[Start MATERIAL FOR THIS TASK]
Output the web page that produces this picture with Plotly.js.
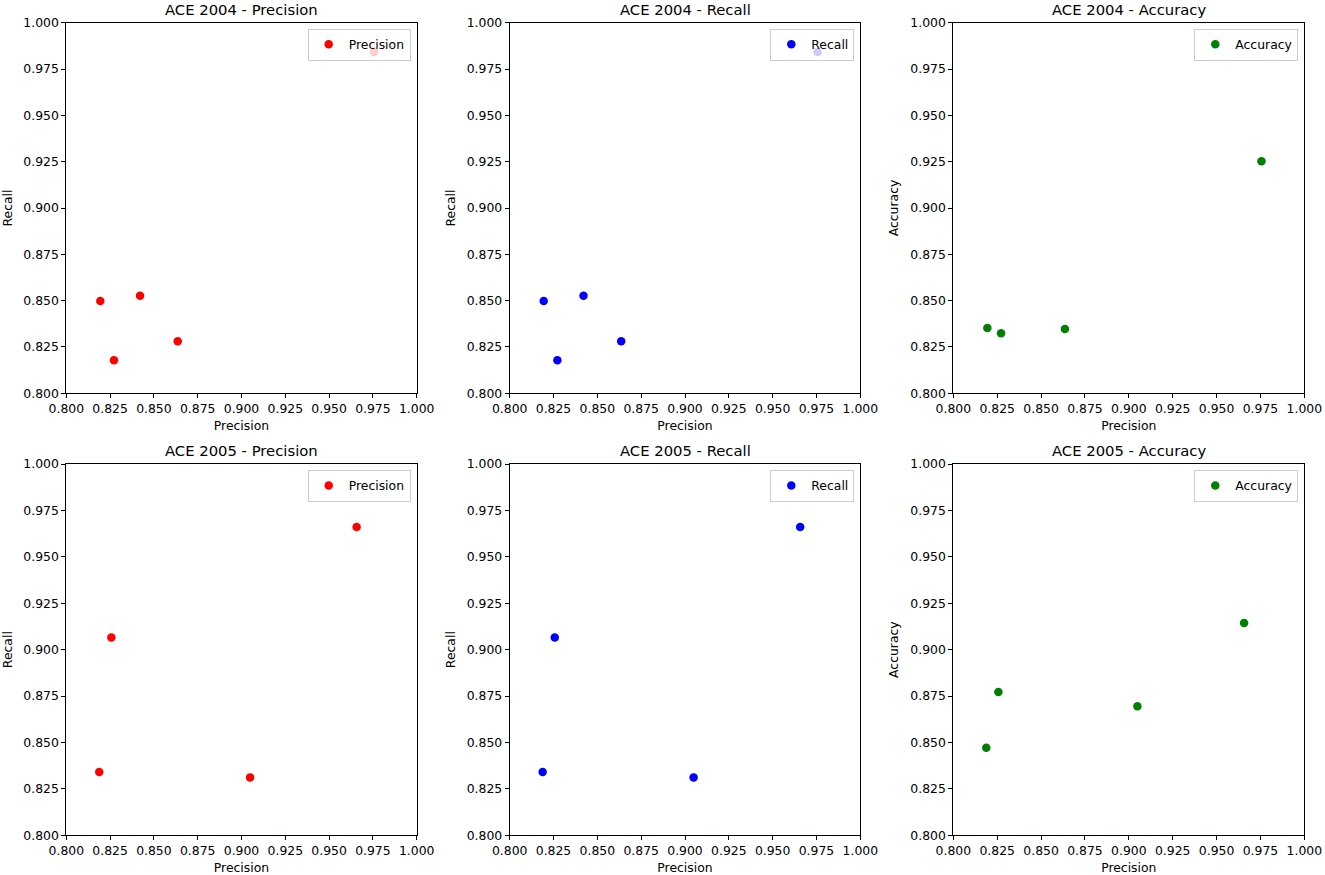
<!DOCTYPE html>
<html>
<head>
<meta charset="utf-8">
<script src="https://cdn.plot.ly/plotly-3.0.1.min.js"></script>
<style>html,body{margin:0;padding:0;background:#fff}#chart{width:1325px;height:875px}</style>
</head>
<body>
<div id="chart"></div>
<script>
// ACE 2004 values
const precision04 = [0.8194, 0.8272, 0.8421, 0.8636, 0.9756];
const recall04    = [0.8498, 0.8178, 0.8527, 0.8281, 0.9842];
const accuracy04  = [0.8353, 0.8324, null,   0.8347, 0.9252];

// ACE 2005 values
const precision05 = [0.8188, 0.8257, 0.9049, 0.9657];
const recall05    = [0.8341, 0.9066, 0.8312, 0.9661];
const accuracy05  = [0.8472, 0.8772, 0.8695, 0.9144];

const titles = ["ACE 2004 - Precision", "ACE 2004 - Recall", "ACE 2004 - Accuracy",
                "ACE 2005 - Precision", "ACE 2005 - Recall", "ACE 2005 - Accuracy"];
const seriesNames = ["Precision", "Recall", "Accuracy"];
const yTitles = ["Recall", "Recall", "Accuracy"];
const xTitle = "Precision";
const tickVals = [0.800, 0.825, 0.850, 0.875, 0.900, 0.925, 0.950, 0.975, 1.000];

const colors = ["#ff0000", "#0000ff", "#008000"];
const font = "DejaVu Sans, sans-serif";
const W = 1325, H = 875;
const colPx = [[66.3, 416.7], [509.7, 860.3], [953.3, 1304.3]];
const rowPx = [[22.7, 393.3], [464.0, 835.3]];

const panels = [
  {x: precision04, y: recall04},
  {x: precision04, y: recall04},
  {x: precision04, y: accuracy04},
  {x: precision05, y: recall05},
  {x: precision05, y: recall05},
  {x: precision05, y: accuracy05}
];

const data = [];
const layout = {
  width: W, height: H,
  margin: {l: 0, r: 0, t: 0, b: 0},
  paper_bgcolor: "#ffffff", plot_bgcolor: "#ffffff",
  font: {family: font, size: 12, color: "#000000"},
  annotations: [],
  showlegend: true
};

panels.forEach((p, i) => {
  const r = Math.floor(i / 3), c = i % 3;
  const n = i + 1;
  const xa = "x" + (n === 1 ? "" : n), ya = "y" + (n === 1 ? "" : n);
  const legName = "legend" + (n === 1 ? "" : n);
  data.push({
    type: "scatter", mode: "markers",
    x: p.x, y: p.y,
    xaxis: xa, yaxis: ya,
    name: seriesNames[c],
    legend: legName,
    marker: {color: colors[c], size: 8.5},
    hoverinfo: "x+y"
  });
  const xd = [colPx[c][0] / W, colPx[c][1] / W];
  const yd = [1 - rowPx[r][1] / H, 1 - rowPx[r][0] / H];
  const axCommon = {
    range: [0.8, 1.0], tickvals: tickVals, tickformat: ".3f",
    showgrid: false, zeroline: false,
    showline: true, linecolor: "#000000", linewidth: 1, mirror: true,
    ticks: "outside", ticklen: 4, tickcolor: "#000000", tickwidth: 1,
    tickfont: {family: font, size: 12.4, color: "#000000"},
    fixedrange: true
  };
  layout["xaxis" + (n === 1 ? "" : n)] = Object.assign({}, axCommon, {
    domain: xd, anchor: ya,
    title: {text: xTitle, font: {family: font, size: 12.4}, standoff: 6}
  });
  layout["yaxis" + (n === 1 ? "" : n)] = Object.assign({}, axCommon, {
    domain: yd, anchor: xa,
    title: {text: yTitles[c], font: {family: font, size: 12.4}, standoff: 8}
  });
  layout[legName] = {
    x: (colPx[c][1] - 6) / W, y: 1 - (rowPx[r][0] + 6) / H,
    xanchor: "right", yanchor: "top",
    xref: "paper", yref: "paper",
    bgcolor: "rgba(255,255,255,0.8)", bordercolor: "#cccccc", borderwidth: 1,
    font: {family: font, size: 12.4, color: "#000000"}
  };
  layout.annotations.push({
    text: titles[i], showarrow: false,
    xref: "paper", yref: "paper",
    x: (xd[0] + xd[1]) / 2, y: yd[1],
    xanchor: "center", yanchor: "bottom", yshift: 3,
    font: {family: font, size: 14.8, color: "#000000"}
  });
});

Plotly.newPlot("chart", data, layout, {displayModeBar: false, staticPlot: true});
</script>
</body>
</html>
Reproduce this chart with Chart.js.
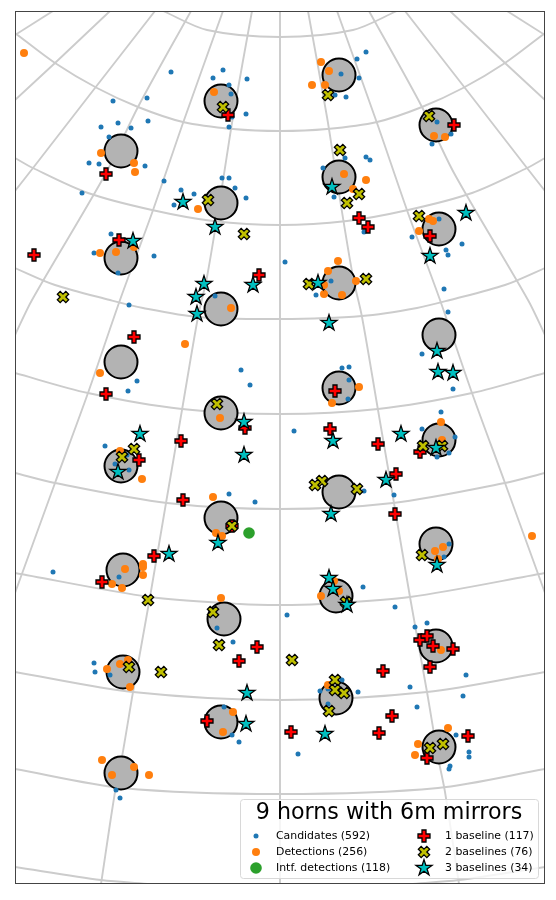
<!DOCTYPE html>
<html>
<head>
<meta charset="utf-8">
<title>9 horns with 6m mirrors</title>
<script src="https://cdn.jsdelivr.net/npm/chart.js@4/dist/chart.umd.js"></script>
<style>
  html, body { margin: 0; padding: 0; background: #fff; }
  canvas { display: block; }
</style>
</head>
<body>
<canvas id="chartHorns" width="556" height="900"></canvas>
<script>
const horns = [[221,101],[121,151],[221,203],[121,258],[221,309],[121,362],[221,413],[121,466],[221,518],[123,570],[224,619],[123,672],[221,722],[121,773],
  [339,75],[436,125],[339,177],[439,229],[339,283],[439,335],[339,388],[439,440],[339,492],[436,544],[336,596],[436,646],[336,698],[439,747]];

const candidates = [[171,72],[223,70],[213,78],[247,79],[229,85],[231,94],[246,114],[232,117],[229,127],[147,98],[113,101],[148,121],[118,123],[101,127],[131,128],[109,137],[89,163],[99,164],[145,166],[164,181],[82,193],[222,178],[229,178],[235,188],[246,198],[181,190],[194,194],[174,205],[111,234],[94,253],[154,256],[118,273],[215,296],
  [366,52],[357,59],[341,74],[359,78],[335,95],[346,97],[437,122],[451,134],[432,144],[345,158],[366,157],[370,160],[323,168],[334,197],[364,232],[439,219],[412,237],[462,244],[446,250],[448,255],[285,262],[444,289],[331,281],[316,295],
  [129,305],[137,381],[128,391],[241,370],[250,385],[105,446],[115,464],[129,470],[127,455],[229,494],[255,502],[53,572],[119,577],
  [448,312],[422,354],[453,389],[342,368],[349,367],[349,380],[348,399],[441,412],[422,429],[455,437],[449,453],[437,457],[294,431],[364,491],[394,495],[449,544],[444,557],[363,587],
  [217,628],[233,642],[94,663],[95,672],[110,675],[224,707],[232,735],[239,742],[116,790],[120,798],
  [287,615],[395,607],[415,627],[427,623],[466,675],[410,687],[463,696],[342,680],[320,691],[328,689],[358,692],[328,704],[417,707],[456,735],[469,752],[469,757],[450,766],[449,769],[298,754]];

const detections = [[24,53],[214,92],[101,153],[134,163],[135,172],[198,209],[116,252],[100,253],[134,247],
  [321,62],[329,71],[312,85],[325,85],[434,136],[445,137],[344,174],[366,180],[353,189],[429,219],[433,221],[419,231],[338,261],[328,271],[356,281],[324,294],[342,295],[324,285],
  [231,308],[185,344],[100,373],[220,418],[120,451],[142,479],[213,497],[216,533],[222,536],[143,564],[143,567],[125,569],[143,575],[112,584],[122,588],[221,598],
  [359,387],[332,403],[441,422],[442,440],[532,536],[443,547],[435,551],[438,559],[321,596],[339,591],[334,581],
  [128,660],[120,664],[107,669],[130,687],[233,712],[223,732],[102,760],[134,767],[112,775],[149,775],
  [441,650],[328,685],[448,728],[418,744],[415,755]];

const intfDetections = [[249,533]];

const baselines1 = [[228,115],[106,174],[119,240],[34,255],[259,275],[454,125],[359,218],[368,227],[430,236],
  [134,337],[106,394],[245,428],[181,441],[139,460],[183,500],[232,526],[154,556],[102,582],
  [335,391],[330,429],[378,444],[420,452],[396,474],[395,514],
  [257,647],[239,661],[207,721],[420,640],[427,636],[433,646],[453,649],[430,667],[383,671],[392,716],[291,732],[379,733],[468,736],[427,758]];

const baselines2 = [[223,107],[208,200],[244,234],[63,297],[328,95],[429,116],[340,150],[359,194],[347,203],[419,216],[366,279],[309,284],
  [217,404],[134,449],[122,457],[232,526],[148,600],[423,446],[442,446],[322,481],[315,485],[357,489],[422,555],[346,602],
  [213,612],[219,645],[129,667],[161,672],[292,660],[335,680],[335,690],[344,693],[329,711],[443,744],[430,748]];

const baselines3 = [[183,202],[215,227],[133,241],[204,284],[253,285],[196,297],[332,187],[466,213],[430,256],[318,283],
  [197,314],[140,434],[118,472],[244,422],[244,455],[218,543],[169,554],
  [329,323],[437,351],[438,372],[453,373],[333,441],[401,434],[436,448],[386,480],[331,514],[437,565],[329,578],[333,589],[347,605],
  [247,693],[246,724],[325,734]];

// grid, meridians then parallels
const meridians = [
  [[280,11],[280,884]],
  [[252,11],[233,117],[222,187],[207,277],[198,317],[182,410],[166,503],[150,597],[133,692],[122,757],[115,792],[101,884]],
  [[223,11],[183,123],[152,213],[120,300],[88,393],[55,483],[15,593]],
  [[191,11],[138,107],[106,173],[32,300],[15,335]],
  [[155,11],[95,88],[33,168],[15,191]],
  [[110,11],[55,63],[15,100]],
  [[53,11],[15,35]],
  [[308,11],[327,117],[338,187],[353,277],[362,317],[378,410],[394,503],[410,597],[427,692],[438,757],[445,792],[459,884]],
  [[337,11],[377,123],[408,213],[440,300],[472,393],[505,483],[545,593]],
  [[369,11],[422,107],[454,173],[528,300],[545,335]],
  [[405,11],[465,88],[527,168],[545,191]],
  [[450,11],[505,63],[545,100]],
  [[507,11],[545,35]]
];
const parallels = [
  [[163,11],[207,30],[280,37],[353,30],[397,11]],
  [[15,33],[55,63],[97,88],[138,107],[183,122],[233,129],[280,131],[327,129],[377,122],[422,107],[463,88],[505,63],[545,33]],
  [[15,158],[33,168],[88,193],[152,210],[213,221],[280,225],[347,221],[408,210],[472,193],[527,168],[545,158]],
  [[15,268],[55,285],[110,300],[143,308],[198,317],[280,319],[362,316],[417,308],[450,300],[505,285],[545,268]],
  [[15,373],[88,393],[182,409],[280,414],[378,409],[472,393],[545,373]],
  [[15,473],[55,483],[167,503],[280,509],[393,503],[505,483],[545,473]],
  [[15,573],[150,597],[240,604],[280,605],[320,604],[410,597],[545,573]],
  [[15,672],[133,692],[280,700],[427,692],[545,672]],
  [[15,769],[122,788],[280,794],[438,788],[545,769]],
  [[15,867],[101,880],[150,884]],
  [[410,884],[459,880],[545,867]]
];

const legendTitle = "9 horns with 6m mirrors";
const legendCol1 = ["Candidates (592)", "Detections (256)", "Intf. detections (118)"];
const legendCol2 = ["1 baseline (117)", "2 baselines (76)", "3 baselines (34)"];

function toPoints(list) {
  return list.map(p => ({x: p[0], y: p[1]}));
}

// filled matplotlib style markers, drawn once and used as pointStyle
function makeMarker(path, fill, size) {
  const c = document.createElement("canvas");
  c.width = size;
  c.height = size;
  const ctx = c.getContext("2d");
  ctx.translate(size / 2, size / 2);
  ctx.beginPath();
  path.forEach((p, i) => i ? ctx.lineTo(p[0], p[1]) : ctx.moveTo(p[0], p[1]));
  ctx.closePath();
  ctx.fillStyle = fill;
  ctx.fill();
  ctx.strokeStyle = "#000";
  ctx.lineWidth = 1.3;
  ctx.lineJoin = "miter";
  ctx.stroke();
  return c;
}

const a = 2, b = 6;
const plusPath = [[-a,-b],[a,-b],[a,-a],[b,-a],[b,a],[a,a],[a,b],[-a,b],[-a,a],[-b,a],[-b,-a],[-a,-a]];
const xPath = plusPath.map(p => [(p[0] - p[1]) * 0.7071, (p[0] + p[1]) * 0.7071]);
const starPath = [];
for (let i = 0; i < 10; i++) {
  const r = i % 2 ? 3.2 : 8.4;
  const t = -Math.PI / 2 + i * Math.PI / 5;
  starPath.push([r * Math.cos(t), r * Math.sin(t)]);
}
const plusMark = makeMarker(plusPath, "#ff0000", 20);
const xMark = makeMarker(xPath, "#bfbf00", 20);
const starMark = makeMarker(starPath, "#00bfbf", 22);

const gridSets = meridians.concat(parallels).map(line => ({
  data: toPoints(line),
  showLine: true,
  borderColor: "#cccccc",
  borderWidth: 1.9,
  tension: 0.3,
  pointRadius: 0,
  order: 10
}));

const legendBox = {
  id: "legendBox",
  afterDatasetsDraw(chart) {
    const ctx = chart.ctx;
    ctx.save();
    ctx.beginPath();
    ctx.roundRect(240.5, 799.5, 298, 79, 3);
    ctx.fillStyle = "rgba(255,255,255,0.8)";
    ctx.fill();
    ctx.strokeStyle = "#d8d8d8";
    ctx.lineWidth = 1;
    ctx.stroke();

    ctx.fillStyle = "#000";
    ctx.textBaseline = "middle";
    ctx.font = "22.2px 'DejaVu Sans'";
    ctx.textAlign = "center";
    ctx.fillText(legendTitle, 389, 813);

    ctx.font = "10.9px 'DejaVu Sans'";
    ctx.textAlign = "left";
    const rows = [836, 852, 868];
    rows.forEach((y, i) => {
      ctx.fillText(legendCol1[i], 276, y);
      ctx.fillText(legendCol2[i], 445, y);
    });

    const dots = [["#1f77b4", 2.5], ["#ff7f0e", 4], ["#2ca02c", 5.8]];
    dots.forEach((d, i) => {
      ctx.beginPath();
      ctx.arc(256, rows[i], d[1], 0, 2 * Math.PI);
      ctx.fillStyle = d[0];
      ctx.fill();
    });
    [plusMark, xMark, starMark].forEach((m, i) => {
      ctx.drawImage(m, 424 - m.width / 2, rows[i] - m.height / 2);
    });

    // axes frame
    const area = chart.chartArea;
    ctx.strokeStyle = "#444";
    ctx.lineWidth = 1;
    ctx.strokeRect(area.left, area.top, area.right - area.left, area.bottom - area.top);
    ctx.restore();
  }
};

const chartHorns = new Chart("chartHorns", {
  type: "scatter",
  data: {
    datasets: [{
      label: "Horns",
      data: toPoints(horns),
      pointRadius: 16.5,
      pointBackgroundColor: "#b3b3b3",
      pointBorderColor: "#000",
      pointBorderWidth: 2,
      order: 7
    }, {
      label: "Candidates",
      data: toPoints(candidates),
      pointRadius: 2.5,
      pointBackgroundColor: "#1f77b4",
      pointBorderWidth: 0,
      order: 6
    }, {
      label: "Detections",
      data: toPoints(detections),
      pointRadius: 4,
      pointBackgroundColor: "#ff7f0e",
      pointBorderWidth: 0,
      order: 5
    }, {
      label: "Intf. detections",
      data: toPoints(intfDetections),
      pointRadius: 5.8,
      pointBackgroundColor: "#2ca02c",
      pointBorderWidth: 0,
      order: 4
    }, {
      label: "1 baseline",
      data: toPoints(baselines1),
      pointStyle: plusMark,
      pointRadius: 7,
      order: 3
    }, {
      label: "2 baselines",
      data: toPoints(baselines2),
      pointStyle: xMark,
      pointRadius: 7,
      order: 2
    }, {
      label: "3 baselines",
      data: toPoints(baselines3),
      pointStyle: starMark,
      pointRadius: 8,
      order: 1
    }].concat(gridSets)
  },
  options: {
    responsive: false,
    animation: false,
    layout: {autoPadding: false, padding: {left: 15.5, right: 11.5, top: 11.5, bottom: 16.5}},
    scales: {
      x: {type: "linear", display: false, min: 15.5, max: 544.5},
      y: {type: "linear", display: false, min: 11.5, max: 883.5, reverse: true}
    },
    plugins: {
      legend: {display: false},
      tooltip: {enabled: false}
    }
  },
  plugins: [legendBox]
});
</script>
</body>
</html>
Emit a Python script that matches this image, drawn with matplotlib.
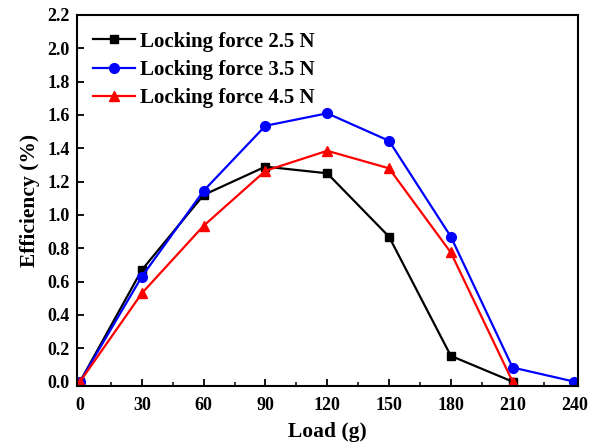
[End MATERIAL FOR THIS TASK]
#### [INSTRUCTION]
The lines from the top of the data above through the one holding "const rowPx = [[22.7, 393.3], [464.0, 835.3]];" are to be repeated exactly, and only those, with no pictures.

#### [WORKED SOLUTION]
Output the web page that produces this picture with Plotly.js.
<!DOCTYPE html>
<html>
<head>
<meta charset="utf-8">
<script src="https://cdn.plot.ly/plotly-3.0.1.min.js"></script>
<style>html,body{margin:0;padding:0;background:#fff}#chart{width:1325px;height:875px}</style>
</head>
<body>
<div id="chart"></div>
<script>
// ACE 2004 values
const precision04 = [0.8194, 0.8272, 0.8421, 0.8636, 0.9756];
const recall04    = [0.8498, 0.8178, 0.8527, 0.8281, 0.9842];
const accuracy04  = [0.8353, 0.8324, null,   0.8347, 0.9252];

// ACE 2005 values
const precision05 = [0.8188, 0.8257, 0.9049, 0.9657];
const recall05    = [0.8341, 0.9066, 0.8312, 0.9661];
const accuracy05  = [0.8472, 0.8772, 0.8695, 0.9144];

const titles = ["ACE 2004 - Precision", "ACE 2004 - Recall", "ACE 2004 - Accuracy",
                "ACE 2005 - Precision", "ACE 2005 - Recall", "ACE 2005 - Accuracy"];
const seriesNames = ["Precision", "Recall", "Accuracy"];
const yTitles = ["Recall", "Recall", "Accuracy"];
const xTitle = "Precision";
const tickVals = [0.800, 0.825, 0.850, 0.875, 0.900, 0.925, 0.950, 0.975, 1.000];

const colors = ["#ff0000", "#0000ff", "#008000"];
const font = "DejaVu Sans, sans-serif";
const W = 1325, H = 875;
const colPx = [[66.3, 416.7], [509.7, 860.3], [953.3, 1304.3]];
const rowPx = [[22.7, 393.3], [464.0, 835.3]];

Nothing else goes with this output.